Aux pieds des feo, Un passé légendaire
Sur le motu Tuherahera, les paysages qui défilent sont soudain marqués par la présence d’étranges pitons rocheux. Ces feo, fragments de récifs soulevés, regroupés à la pointe de l’ancien village sont les vestiges d’un passé géologique tourmenté semblant tout droit sortis d’une autre contrée, lointaine et montagneuse. Pourtant leurs formes abruptes et leur sombre couleur appartiennent bel et bien au patrimoine naturel de Tikehau. Ces roches noires, ces « falaises » comme disent les habitants, contrastent fortement avec la finesse du sable blanc d’où elles semblent surgir.
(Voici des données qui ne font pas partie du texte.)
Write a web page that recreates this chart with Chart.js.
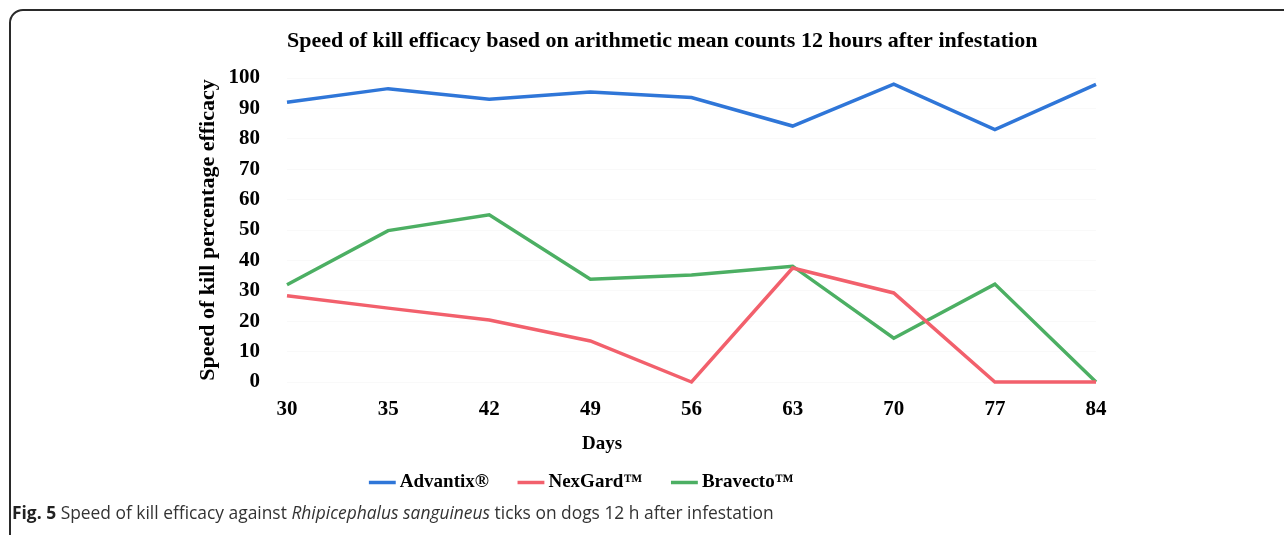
<!DOCTYPE html>
<html>
<head>
<meta charset="utf-8">
<script src="https://cdn.jsdelivr.net/npm/chart.js@4.4.0/dist/chart.umd.min.js"></script>
<style>
  html, body { margin: 0; padding: 0; background: #fff; width: 1284px; height: 535px; overflow: hidden; }
  #frame { position: absolute; left: 9px; top: 9px; width: 1300px; height: 540px; border: 2px solid #2a2a2a; border-radius: 14px; box-sizing: border-box; }
  #wrap { position: absolute; left: 0; top: 0; width: 1284px; height: 535px; }
  #xtitle { position: absolute; left: 552px; width: 100px; top: 432px; line-height: 22px; text-align: center; font-family: "Liberation Serif", "Times New Roman", serif; font-weight: bold; font-size: 19px; color: #000; }
  #caption { position: absolute; left: 12px; top: 500px; font-family: "Open Sans", sans-serif; font-size: 17.4px; color: #333; white-space: nowrap; }
  #caption b { color: #222; }
</style>
</head>
<body>
<div id="frame"></div>
<div id="wrap"><canvas id="c" width="1284" height="535"></canvas></div>
<div id="xtitle">Days</div>
<div id="caption"><b>Fig. 5</b> Speed of kill efficacy against <i>Rhipicephalus sanguineus</i> ticks on dogs 12 h after infestation</div>
<script>
const days = ['30', '35', '42', '49', '56', '63', '70', '77', '84'];
const advantix = [92, 96.5, 93, 95.4, 93.6, 84.2, 98, 83, 97.9];
const nexgard = [28.4, 24.3, 20.4, 13.5, 0, 37.5, 29.3, 0, 0];
const bravecto = [32, 49.8, 55, 33.8, 35.2, 38.1, 14.4, 32.2, 0];
const seriesNames = ['Advantix®', 'NexGard™', 'Bravecto™'];
const yTicks = [0, 10, 20, 30, 40, 50, 60, 70, 80, 90, 100];

const serif = '"Liberation Serif", "Times New Roman", serif';
const colors = ['#2f76d8', '#f2606c', '#4caf63'];

new Chart(document.getElementById('c'), {
  type: 'line',
  data: {
    labels: days,
    datasets: [advantix, nexgard, bravecto].map((d, i) => ({
      label: seriesNames[i],
      data: d,
      borderColor: colors[i],
      backgroundColor: colors[i],
      borderWidth: 3.5,
      pointRadius: 0,
      tension: 0,
      clip: false
    }))
  },
  options: {
    responsive: false,
    animation: false,
    layout: { padding: { left: 72, right: 188, top: 0, bottom: 33 } },
    plugins: {
      title: {
        display: true,
        fullSize: false,
        align: 'start',
        text: 'Speed of kill efficacy based on arithmetic mean counts 12 hours after infestation',
        color: '#000',
        font: { family: serif, size: 22, weight: 'bold' },
        padding: { top: 28, bottom: 23.6 }
      },
      legend: {
        position: 'bottom',
        labels: {
          usePointStyle: true,
          pointStyle: 'line',
          boxWidth: 16,
          boxHeight: 19,
          padding: 34,
          color: '#000',
          font: { family: serif, size: 19, weight: 'bold' }
        }
      },
      tooltip: { enabled: false }
    },
    scales: {
      x: {
        offset: false,
        afterFit: s => { s.height = 57; },
        grid: { display: false, drawTicks: false },
        border: { display: false },
        ticks: { color: '#000', padding: 15, font: { family: serif, size: 21, weight: 'bold' } }
      },
      y: {
        min: 0, max: 100,
        afterBuildTicks: s => { s.ticks = yTicks.map(v => ({ value: v })); },
        afterFit: s => { s.width = 287 - 72; },
        grid: { color: 'rgba(0,0,0,0.025)', drawTicks: false },
        border: { display: false },
        ticks: { color: '#000', padding: 27, font: { family: serif, size: 21, weight: 'bold' } },
        title: {
          display: true, text: 'Speed of kill percentage efficacy', color: '#000',
          font: { family: serif, size: 22, weight: 'bold' },
          padding: { top: 122.8, bottom: 0 }
        }
      }
    }
  }
});
</script>
</body>
</html>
Un panorama particulier qui fait la spécificité de l’atoll. Une protection contre les fortes houles du Sud qui fut le théâtre de croyances fabuleuses bien avant l’évangélisation européenne, lorsque le dieu Tû était prié et craint dans tout l’archipel. La charmante Marie-Louise Maru nous dévoile sans réserves l’un des mystères des feo : la légende de la « Cloche de Hina », Te Oe a hina, qui lui fut transmise par Toari Haoa. « Aux temps anciens Tikehau qui n’avait pas de reine possédait cependant une jeune fille prénommée Hina. Elle n’était pas de sang royal, mais elle respectait la nature à tel point que tous les habitants la respectaient en retour et lui prétendaient de supposés pouvoirs. Lorsqu’elle voulait se baigner dans la vasque située aux pieds des feo, elle avertissait son père qui frappait un grand coup sur les édifices rocheux en forme de cloche. Le signal qui résonnait sur tout l’atoll alertait alors la population qui ne devait pas se rendre au village, Hina étant sur le point de se baigner. En frappant deux coups sur la fameuse cloche, la mer remplissait la vasque et la jeune fille se baigner enfin. Trois coups signifiaient à la population qu’elle pouvait de nouveau circuler au village, la baignade de Hina étant terminée ». Cette légende dont il existe plusieurs versions lie l’histoire de Tikehau à ses roches et à sa terre.